Influence through collaboration. Successful risk management is not solely about key risk indicators, processes and policies. Although these are important, how you actually influence stakeholders is also crucial. The inspiration and motivation of partners is imperative to the pursuit of risk function goals. Confining risk professionals to their formal job descriptions – for example, setting risk frameworks and monitoring limits – is not best practice. Risk professionals should always be collaborating to address the question “Why do I need to comply with this framework?” because a combined effort is the best strategy to fully explain rationale behind each risk framework to teams.

One objective of risk management should always be to develop partnerships within its scope of influence. The subsequent outcome is that business areas will not only adhere to provisions but will also recognize the added-value that a risk framework provides to their products and services. The ultimate outcome is an organization more likely to comply with regulations and internal provisions.

Be prepared. Build a strong foundation in moments of success. I try to apply key lessons from my experience in the military to my daily professional activities, and often recall the saying: “There’s nothing so good that cannot be improved and nothing so bad that cannot get worse.” I have found these following two strategies central to building resilience and trust in good times.

Firstly, going beyond the minimum required business continuity management is essential to ensure resilience. This exercise is not only about fulfilling regulatory requirements, but rather triggering self-assessment in all business areas. This means that not only critical processes ought to be considered. In other words, sound non-critical processes can prevent negative impact on those considered critical.

Secondly, always work in tandem with the first line of defense so that they better understand business processes and mitigation measures. By applying this principle, relationship managers can definitely build a more solid foundation, enabling them to provide clients with clear and reliable information. This ultimately leads to more trust and the consolidation of long-term relationships.

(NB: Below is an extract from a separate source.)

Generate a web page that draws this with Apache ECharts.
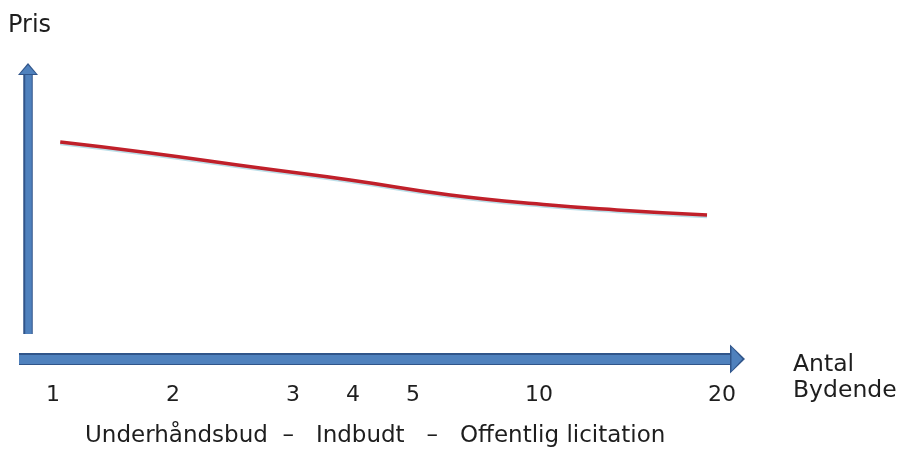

Continuous learning. Stay open to learning from a variety of sources, such as books, articles and business publications to keep up with new trends and to hone your skills. Listen to the frontline enables risk functions to set efficient risk frameworks – for instance, straightforward key indicators. Uncomplicated frameworks prevent the unfortunately all too common “illusion of control” and ensure efficiency. Additionally, key indicators and limits help the frontline to understand the relevant procedures. As a result, they embed the risk management element into their activities and are better equipped to take the decision that is best for both the client and the bank.

From my perspective, these four principles can be pursued while simultaneously preserving the independence of the second line of defense. Risk functions working in silos can create unhealthy risk culture, fragmented ecosystems, the ineffective deployments of risk frameworks, a lack of understanding of business activities and gaps in risk assessments. This is a lose-lose situation for all concerned within an organization.

As a final note, I recommend that risk professionals seize the opportunities as they present themselves and take risks consciously. High performing risk managers do not allow opportunities to drive positive change to slip through the cracks, and always seek to cultivate a sustainable growth mindset.